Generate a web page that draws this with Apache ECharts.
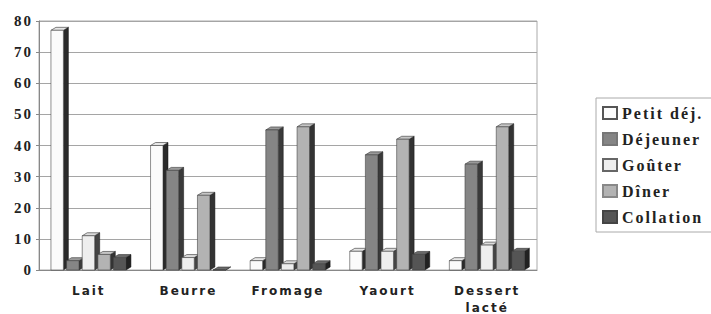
<!DOCTYPE html>
<html>
<head>
<meta charset="utf-8">
<script src="https://cdn.jsdelivr.net/npm/echarts@6/dist/echarts.min.js"></script>
<style>
  html, body { margin: 0; padding: 0; background: #fff; }
  #main { width: 711px; height: 314px; }
  /* the original labels are printed widely spaced */
  #main text { letter-spacing: 2px; }
</style>
</head>
<body>
<div id="main"></div>
<script>
// data
let categories = ['Lait', 'Beurre', 'Fromage', 'Yaourt', 'Dessert\nlacté'];
let meals = ['Petit déj.', 'Déjeuner', 'Goûter', 'Dîner', 'Collation'];
let petitDej = [77, 40, 3, 6, 3];
let dejeuner = [3, 32, 45, 37, 34];
let gouter = [11, 4, 2, 6, 8];
let diner = [5, 24, 46, 42, 46];
let collation = [4, 0, 2, 5, 6];
let yTicks = [0, 10, 20, 30, 40, 50, 60, 70, 80];

let allValues = [petitDej, dejeuner, gouter, diner, collation];
let fronts = ['#fbfbfb', '#858585', '#eeeeee', '#b3b3b3', '#555555'];
let caps = ['#e6e6e6', '#9a9a9a', '#dcdcdc', '#c6c6c6', '#6a6a6a'];
let sides = ['#2a2a2a', '#3a3a3a', '#444444', '#333333', '#222222'];
let iconBorders = ['#555', '#777', '#666', '#888', '#444'];

function box3d(si) {
    return function (params, api) {
        let ci = api.value(0);
        let v = api.value(1);
        let base = api.coord([ci, 0]);
        let top = api.coord([ci, v]);
        let band = api.size([1, 0])[0];
        let pitch = band * 0.157;
        let w = band * 0.125;
        let d = 5, h = 3;
        let x = base[0] - band * 0.38 + si * pitch;
        let y0 = base[1], y1 = top[1];
        return {
            type: 'group',
            children: [
                {
                    type: 'polygon',
                    shape: { points: [[x + w, y1], [x + w + d, y1 - h], [x + w + d, y0 - h], [x + w, y0]] },
                    style: { fill: sides[si], stroke: '#111', lineWidth: 0.5 }
                },
                {
                    type: 'polygon',
                    shape: { points: [[x, y1], [x + w, y1], [x + w + d, y1 - h], [x + d, y1 - h]] },
                    style: { fill: caps[si], stroke: '#333', lineWidth: 0.6 }
                },
                {
                    type: 'rect',
                    shape: { x: x, y: y1, width: w, height: y0 - y1 },
                    style: { fill: fronts[si], stroke: '#444', lineWidth: 0.6 }
                }
            ]
        };
    };
}

let series = meals.map(function (name, si) {
    return {
        name: name,
        type: 'custom',
        renderItem: box3d(si),
        itemStyle: { color: fronts[si], borderColor: iconBorders[si], borderWidth: 1 },
        encode: { x: 0, y: 1 },
        data: allValues[si].map(function (v, ci) { return [ci, v]; })
    };
});

let chart = echarts.init(document.getElementById('main'), null, { renderer: 'svg' });
chart.setOption({
    backgroundColor: '#fff',
    animation: false,
    grid: {
        left: 39, right: 174, top: 21, bottom: 44,
        outerBoundsMode: 'none',
        show: true, borderColor: '#aaa', borderWidth: 1
    },
    legend: {
        orient: 'vertical',
        left: 596, top: 98,
        data: meals,
        icon: 'rect',
        itemWidth: 14, itemHeight: 12, itemGap: 10, itemTextGap: 7,
        padding: [7, 40, 7, 6],
        borderColor: '#aaa', borderWidth: 1,
        textStyle: { fontFamily: 'Liberation Serif', fontWeight: 'bold', fontSize: 16, lineHeight: 16, color: '#222' }
    },
    xAxis: {
        type: 'category',
        data: categories,
        axisTick: { show: false },
        axisLine: { lineStyle: { color: '#888' } },
        axisLabel: {
            margin: 12, fontFamily: 'DejaVu Sans', fontWeight: 'bold', fontSize: 12,
            color: '#222', lineHeight: 17
        }
    },
    yAxis: {
        type: 'value',
        min: yTicks[0], max: yTicks[yTicks.length - 1], interval: 10,
        axisLine: { show: true, lineStyle: { color: '#888' } },
        axisTick: { show: true, length: 3, lineStyle: { color: '#888' } },
        splitLine: { lineStyle: { color: '#a5a5a5' } },
        axisLabel: { margin: 6, fontFamily: 'Liberation Serif', fontWeight: 'bold', fontSize: 15, color: '#222' }
    },
    series: series
});
</script>
</body>
</html>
***
(Aim of the exercise)
Everything from the first line to the line with "let iconBorders = ['#555', '#777', '#666', '#888', '#444'];" must be repeated exactly, and nothing else. Leave the pictures out.

(Solution for this task)
Generate a web page that draws this with Apache ECharts.
<!DOCTYPE html>
<html>
<head>
<meta charset="utf-8">
<script src="https://cdn.jsdelivr.net/npm/echarts@6/dist/echarts.min.js"></script>
<style>
  html, body { margin: 0; padding: 0; background: #fff; }
  #main { width: 711px; height: 314px; }
  /* the original labels are printed widely spaced */
  #main text { letter-spacing: 2px; }
</style>
</head>
<body>
<div id="main"></div>
<script>
// data
let categories = ['Lait', 'Beurre', 'Fromage', 'Yaourt', 'Dessert\nlacté'];
let meals = ['Petit déj.', 'Déjeuner', 'Goûter', 'Dîner', 'Collation'];
let petitDej = [77, 40, 3, 6, 3];
let dejeuner = [3, 32, 45, 37, 34];
let gouter = [11, 4, 2, 6, 8];
let diner = [5, 24, 46, 42, 46];
let collation = [4, 0, 2, 5, 6];
let yTicks = [0, 10, 20, 30, 40, 50, 60, 70, 80];

let allValues = [petitDej, dejeuner, gouter, diner, collation];
let fronts = ['#fbfbfb', '#858585', '#eeeeee', '#b3b3b3', '#555555'];
let caps = ['#e6e6e6', '#9a9a9a', '#dcdcdc', '#c6c6c6', '#6a6a6a'];
let sides = ['#2a2a2a', '#3a3a3a', '#444444', '#333333', '#222222'];
let iconBorders = ['#555', '#777', '#666', '#888', '#444'];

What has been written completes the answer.